PROMPT: Output all entries verbatim. Skip pictures.

Records from a collection:
-------------------------
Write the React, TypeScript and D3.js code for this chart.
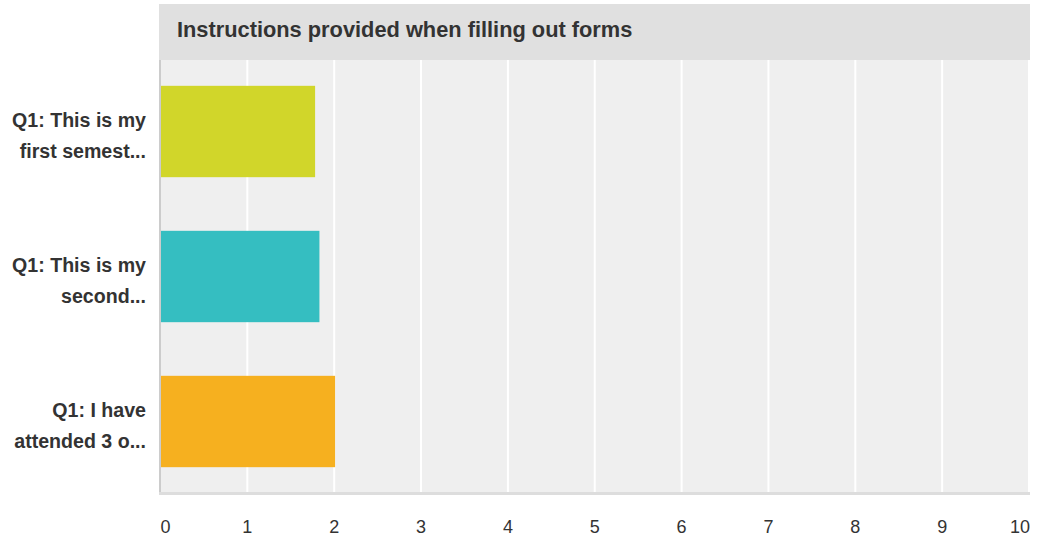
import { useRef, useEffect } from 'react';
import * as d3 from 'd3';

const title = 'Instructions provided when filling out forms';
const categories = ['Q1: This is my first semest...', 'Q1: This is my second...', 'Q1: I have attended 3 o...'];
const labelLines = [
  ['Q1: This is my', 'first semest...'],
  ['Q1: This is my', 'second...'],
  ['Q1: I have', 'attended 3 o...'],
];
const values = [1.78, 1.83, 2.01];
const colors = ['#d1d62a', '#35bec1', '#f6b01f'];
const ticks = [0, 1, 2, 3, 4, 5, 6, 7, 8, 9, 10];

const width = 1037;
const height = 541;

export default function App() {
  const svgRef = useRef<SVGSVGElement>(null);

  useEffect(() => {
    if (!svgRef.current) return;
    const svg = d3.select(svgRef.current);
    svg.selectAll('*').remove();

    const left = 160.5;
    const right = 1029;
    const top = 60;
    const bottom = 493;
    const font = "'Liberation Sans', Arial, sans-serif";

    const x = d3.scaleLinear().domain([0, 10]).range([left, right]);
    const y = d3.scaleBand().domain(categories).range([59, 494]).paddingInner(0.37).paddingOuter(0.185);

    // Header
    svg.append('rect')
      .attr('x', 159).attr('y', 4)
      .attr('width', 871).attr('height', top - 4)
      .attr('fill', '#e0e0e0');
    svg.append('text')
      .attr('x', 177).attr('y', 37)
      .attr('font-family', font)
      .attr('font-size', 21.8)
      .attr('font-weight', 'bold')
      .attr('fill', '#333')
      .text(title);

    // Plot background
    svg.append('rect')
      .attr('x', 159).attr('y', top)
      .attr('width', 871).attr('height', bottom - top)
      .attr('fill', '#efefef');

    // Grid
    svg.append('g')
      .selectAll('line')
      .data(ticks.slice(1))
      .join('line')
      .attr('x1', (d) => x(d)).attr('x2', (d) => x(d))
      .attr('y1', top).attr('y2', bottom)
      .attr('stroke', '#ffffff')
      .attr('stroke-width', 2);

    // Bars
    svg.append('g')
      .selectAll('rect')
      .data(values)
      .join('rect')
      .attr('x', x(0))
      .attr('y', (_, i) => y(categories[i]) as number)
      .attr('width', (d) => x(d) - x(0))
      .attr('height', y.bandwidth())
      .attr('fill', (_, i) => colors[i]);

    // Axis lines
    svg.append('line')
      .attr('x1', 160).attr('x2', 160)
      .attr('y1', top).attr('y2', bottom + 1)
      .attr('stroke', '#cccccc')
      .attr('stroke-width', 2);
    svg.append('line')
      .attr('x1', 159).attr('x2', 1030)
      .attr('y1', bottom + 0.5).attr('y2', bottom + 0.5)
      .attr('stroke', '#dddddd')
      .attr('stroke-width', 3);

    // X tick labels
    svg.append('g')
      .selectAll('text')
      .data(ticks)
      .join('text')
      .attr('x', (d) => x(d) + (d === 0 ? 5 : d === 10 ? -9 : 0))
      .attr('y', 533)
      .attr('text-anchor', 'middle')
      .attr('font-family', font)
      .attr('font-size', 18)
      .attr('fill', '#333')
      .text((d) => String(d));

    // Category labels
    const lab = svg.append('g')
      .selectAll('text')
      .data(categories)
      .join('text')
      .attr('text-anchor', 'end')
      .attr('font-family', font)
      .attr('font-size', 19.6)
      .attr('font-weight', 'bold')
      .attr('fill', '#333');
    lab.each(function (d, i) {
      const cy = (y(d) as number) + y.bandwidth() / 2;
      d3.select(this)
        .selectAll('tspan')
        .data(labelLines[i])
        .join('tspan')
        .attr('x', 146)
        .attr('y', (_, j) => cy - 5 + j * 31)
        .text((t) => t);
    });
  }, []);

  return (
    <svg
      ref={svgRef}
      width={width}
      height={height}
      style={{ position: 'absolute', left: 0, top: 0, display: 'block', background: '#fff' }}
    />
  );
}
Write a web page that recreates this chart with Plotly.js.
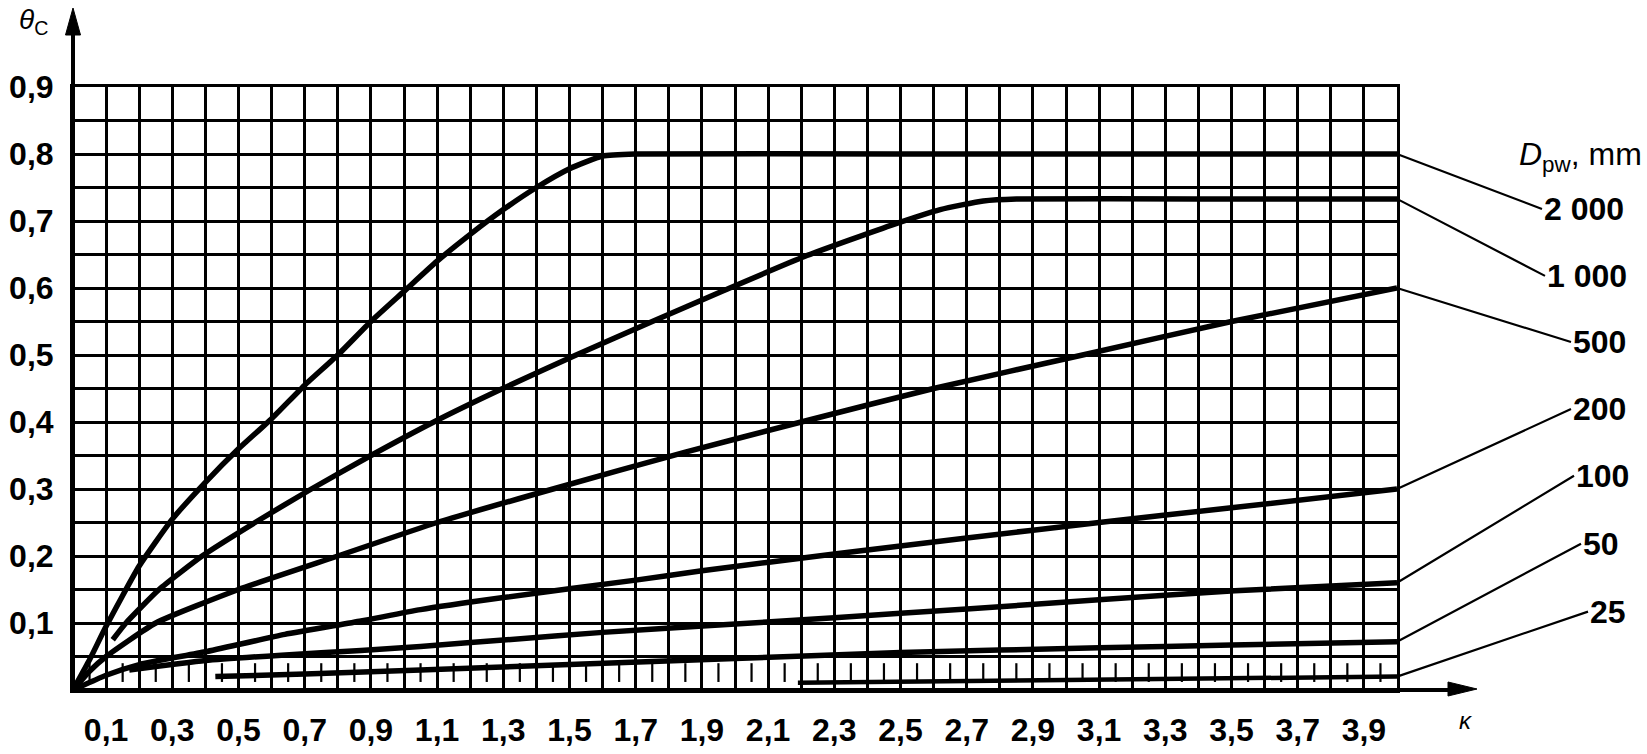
-------------------------
SOLUTION:
Write the React, TypeScript and D3.js code for this chart.
import { useRef, useEffect } from 'react';
import * as d3 from 'd3';

const title = 'Instructions provided when filling out forms';
const categories = ['Q1: This is my first semest...', 'Q1: This is my second...', 'Q1: I have attended 3 o...'];
const labelLines = [
  ['Q1: This is my', 'first semest...'],
  ['Q1: This is my', 'second...'],
  ['Q1: I have', 'attended 3 o...'],
];
const values = [1.78, 1.83, 2.01];
const colors = ['#d1d62a', '#35bec1', '#f6b01f'];
const ticks = [0, 1, 2, 3, 4, 5, 6, 7, 8, 9, 10];

const width = 1037;
const height = 541;

export default function App() {
  const svgRef = useRef<SVGSVGElement>(null);

  useEffect(() => {
    if (!svgRef.current) return;
    const svg = d3.select(svgRef.current);
    svg.selectAll('*').remove();

    const left = 160.5;
    const right = 1029;
    const top = 60;
    const bottom = 493;
    const font = "'Liberation Sans', Arial, sans-serif";

    const x = d3.scaleLinear().domain([0, 10]).range([left, right]);
    const y = d3.scaleBand().domain(categories).range([59, 494]).paddingInner(0.37).paddingOuter(0.185);

    // Header
    svg.append('rect')
      .attr('x', 159).attr('y', 4)
      .attr('width', 871).attr('height', top - 4)
      .attr('fill', '#e0e0e0');
    svg.append('text')
      .attr('x', 177).attr('y', 37)
      .attr('font-family', font)
      .attr('font-size', 21.8)
      .attr('font-weight', 'bold')
      .attr('fill', '#333')
      .text(title);

    // Plot background
    svg.append('rect')
      .attr('x', 159).attr('y', top)
      .attr('width', 871).attr('height', bottom - top)
      .attr('fill', '#efefef');

    // Grid
    svg.append('g')
      .selectAll('line')
      .data(ticks.slice(1))
      .join('line')
      .attr('x1', (d) => x(d)).attr('x2', (d) => x(d))
      .attr('y1', top).attr('y2', bottom)
      .attr('stroke', '#ffffff')
      .attr('stroke-width', 2);

    // Bars
    svg.append('g')
      .selectAll('rect')
      .data(values)
      .join('rect')
      .attr('x', x(0))
      .attr('y', (_, i) => y(categories[i]) as number)
      .attr('width', (d) => x(d) - x(0))
      .attr('height', y.bandwidth())
      .attr('fill', (_, i) => colors[i]);

    // Axis lines
    svg.append('line')
      .attr('x1', 160).attr('x2', 160)
      .attr('y1', top).attr('y2', bottom + 1)
      .attr('stroke', '#cccccc')
      .attr('stroke-width', 2);
    svg.append('line')
      .attr('x1', 159).attr('x2', 1030)
      .attr('y1', bottom + 0.5).attr('y2', bottom + 0.5)
      .attr('stroke', '#dddddd')
      .attr('stroke-width', 3);

    // X tick labels
    svg.append('g')
      .selectAll('text')
      .data(ticks)
      .join('text')
      .attr('x', (d) => x(d) + (d === 0 ? 5 : d === 10 ? -9 : 0))
      .attr('y', 533)
      .attr('text-anchor', 'middle')
      .attr('font-family', font)
      .attr('font-size', 18)
      .attr('fill', '#333')
      .text((d) => String(d));

    // Category labels
    const lab = svg.append('g')
      .selectAll('text')
      .data(categories)
      .join('text')
      .attr('text-anchor', 'end')
      .attr('font-family', font)
      .attr('font-size', 19.6)
      .attr('font-weight', 'bold')
      .attr('fill', '#333');
    lab.each(function (d, i) {
      const cy = (y(d) as number) + y.bandwidth() / 2;
      d3.select(this)
        .selectAll('tspan')
        .data(labelLines[i])
        .join('tspan')
        .attr('x', 146)
        .attr('y', (_, j) => cy - 5 + j * 31)
        .text((t) => t);
    });
  }, []);

  return (
    <svg
      ref={svgRef}
      width={width}
      height={height}
      style={{ position: 'absolute', left: 0, top: 0, display: 'block', background: '#fff' }}
    />
  );
}
Write a web page that recreates this chart with Plotly.js.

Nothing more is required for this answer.